--- start of Data listing ---
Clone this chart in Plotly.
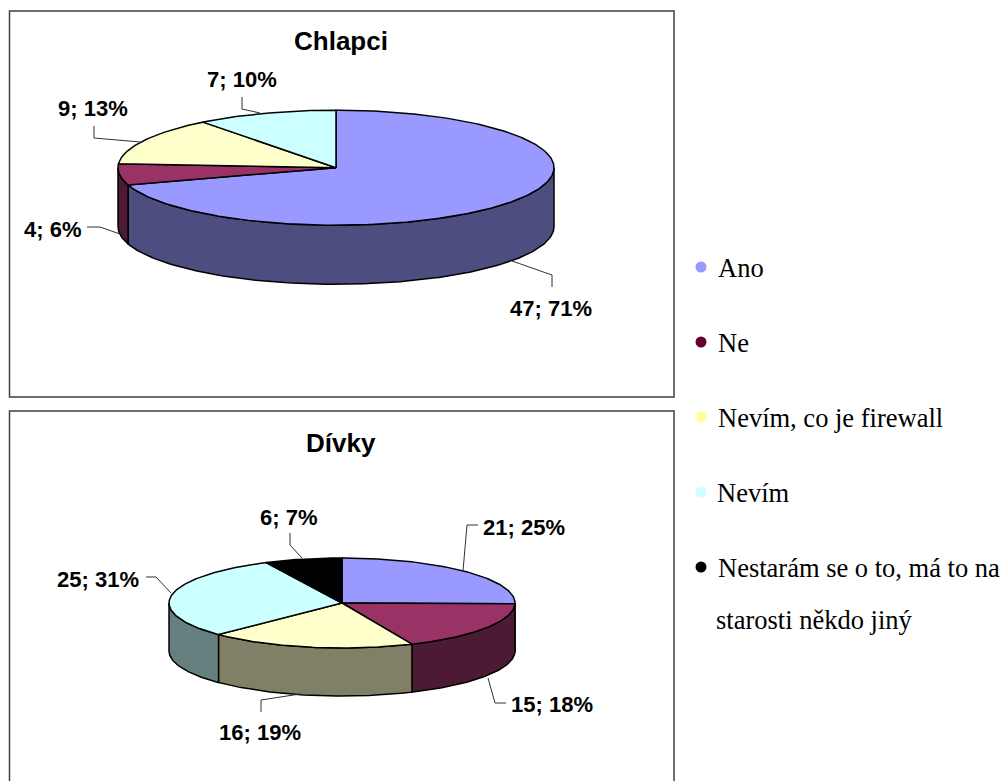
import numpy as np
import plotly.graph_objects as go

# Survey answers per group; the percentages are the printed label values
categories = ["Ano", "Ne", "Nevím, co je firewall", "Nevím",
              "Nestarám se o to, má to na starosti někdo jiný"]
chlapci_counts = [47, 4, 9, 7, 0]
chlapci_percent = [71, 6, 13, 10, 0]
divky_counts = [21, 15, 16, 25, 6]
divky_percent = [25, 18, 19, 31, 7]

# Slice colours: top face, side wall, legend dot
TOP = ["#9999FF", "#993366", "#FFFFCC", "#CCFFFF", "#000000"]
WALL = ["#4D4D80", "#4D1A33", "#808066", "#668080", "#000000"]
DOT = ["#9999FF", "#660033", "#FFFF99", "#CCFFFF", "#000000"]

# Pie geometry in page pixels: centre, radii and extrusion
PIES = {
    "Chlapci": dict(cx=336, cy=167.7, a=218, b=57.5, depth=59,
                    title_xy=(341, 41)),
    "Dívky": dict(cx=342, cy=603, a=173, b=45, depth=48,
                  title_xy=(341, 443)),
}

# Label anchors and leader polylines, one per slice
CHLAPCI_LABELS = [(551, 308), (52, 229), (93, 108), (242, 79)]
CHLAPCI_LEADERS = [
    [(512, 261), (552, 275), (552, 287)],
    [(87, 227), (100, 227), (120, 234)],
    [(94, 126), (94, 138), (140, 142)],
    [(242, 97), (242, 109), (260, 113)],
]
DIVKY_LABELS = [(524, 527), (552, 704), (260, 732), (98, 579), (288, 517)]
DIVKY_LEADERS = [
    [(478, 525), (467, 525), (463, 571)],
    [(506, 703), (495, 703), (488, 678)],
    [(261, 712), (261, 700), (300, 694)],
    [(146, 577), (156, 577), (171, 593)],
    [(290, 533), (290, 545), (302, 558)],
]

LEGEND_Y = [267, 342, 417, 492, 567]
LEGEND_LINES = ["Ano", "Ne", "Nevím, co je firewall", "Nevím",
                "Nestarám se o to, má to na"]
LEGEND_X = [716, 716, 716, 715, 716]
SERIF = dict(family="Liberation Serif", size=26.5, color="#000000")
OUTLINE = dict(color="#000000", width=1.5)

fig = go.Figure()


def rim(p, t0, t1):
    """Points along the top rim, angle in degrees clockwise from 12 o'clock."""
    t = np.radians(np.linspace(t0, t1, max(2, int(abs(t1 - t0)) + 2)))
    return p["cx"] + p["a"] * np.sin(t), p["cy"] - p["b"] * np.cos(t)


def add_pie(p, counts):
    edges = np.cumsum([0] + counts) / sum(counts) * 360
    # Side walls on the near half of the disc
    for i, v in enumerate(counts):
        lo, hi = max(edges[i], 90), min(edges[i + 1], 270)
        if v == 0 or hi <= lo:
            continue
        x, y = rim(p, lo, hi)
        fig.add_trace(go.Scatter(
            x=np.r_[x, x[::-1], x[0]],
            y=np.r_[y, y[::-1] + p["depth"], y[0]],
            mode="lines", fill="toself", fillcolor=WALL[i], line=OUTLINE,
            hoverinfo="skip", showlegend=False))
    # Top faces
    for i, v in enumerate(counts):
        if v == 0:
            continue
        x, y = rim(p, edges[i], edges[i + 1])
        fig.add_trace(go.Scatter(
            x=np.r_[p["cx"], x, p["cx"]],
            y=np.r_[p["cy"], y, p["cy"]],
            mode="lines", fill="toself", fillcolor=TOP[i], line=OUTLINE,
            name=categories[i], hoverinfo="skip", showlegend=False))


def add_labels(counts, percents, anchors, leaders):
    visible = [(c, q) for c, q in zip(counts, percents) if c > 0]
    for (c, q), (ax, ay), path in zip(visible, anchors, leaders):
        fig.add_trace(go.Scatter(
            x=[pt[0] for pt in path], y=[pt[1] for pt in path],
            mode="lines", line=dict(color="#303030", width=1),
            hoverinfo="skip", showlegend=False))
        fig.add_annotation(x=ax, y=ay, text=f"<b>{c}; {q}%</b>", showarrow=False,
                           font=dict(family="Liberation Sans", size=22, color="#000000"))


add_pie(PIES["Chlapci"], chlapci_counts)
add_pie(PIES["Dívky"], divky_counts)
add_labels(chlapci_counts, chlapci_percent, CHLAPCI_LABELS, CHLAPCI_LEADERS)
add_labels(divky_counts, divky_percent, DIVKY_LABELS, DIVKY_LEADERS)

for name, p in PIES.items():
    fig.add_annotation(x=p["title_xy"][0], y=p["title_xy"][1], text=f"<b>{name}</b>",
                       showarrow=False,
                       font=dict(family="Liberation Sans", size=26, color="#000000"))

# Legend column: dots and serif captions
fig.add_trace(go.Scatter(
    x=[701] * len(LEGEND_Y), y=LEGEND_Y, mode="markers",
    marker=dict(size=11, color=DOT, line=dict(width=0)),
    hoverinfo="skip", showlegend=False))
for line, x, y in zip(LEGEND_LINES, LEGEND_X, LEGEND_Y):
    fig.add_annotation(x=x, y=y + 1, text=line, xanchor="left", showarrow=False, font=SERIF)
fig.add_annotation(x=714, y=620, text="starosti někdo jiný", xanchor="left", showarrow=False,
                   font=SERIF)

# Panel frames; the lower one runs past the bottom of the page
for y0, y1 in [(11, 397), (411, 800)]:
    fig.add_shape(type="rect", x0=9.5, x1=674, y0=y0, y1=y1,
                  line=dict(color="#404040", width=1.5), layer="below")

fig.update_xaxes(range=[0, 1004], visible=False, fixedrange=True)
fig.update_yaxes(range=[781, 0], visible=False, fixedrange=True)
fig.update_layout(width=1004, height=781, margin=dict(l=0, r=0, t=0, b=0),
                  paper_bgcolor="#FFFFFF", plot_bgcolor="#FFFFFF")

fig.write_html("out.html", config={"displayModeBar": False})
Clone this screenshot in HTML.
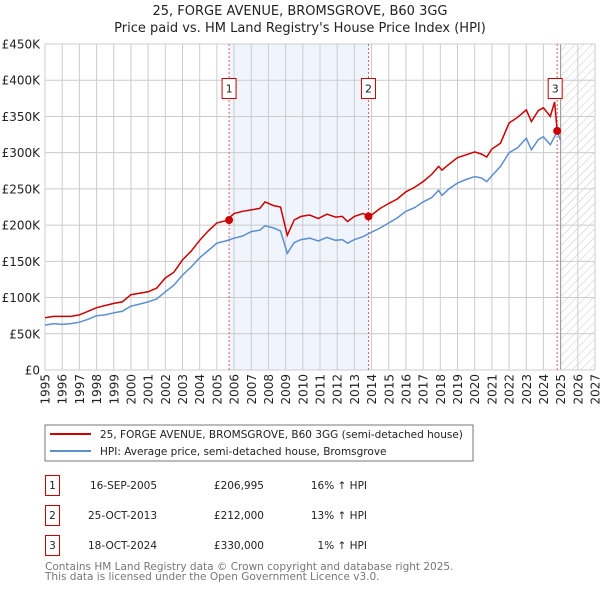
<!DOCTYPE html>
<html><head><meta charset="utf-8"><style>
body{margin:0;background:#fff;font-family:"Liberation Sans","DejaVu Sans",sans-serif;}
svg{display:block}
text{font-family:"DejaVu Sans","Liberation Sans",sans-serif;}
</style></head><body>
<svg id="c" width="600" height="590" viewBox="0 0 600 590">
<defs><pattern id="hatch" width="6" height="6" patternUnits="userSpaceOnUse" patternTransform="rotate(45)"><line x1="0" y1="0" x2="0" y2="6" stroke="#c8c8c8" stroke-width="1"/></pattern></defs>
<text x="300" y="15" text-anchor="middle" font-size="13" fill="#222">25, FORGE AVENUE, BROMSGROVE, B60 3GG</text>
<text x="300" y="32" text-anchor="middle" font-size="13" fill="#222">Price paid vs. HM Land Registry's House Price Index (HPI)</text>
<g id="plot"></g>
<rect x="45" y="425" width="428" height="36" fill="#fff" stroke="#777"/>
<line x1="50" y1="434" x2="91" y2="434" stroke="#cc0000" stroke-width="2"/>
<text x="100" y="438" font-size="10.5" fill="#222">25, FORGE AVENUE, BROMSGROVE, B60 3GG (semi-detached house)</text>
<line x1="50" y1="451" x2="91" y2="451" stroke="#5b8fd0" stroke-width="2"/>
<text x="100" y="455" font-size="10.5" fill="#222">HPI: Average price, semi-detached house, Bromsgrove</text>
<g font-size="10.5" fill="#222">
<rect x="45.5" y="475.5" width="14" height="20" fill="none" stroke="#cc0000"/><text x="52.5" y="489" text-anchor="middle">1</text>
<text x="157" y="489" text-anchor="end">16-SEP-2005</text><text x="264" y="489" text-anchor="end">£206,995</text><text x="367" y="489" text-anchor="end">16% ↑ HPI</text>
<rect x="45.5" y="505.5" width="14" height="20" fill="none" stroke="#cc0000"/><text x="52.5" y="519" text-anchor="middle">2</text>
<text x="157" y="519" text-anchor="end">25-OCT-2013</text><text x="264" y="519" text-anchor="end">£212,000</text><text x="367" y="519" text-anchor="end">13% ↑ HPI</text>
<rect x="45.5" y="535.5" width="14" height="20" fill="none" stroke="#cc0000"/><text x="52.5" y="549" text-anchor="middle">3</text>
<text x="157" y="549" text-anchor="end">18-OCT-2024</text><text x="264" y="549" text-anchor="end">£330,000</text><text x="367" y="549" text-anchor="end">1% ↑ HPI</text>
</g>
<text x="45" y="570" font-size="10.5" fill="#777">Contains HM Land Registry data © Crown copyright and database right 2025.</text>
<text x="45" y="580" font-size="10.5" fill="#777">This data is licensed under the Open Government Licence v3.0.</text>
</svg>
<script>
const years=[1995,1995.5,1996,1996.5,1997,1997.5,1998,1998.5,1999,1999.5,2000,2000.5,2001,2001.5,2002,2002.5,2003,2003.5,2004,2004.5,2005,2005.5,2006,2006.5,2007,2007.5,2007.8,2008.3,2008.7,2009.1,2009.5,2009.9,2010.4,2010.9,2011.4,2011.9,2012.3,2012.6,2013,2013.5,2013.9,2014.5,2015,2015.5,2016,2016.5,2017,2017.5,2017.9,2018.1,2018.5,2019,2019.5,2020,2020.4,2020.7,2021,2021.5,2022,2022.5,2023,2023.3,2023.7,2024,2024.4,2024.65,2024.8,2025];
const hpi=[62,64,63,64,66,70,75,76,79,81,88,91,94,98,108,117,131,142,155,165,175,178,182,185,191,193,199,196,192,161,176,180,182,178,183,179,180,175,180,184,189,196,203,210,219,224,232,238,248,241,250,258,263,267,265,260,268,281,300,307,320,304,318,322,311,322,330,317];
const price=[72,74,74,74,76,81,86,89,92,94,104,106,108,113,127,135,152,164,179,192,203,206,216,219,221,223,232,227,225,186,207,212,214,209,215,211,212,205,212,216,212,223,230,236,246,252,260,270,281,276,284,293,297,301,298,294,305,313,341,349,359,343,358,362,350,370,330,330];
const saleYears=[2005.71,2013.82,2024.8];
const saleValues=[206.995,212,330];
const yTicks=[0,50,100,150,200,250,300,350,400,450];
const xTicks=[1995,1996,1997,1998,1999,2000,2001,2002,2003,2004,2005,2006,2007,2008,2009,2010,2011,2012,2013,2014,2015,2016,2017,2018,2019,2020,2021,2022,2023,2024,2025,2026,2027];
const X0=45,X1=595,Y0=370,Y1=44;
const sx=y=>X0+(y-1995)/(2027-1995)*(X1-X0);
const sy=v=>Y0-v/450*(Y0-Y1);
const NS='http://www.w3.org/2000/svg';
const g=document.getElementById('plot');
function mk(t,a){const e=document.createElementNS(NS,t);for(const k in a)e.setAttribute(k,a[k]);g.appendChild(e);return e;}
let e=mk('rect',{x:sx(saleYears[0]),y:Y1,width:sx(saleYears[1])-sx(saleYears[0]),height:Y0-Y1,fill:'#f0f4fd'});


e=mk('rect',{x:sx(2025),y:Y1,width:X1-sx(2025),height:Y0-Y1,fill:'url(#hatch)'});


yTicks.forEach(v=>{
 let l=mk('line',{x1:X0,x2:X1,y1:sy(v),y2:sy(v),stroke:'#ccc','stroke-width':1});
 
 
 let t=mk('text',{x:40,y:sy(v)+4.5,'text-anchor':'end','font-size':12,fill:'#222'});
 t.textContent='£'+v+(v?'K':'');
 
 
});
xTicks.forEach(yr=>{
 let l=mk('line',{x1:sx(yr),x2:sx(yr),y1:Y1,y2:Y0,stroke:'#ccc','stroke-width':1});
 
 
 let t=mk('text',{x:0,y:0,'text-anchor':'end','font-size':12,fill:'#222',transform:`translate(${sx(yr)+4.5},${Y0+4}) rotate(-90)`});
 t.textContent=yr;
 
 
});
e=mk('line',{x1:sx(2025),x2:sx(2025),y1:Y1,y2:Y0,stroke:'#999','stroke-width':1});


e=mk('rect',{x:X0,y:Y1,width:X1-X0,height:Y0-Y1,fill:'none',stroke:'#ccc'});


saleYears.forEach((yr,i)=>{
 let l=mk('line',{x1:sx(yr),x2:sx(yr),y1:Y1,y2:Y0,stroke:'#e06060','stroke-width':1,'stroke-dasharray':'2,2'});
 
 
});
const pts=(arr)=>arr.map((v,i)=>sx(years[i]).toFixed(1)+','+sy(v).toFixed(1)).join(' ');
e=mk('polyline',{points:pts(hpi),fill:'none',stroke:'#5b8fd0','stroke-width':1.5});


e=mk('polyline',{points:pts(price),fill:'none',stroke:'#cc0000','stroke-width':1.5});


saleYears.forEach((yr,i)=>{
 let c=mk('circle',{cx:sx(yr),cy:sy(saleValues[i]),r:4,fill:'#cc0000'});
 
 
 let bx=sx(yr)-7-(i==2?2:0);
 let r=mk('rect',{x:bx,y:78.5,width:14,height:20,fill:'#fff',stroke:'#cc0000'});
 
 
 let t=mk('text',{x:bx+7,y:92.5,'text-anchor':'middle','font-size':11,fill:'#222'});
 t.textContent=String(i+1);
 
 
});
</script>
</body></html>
--- end of Data listing ---
=== Written instruction ===
Starting at the first line of the entries, restate word for word everything through the line that holds "divky_percent = [25, 18, 19, 31, 7]", both ends included, but omit any pictures.

=== Response to this exercise ===
Clone this chart in Plotly.
import numpy as np
import plotly.graph_objects as go

# Survey answers per group; the percentages are the printed label values
categories = ["Ano", "Ne", "Nevím, co je firewall", "Nevím",
              "Nestarám se o to, má to na starosti někdo jiný"]
chlapci_counts = [47, 4, 9, 7, 0]
chlapci_percent = [71, 6, 13, 10, 0]
divky_counts = [21, 15, 16, 25, 6]
divky_percent = [25, 18, 19, 31, 7]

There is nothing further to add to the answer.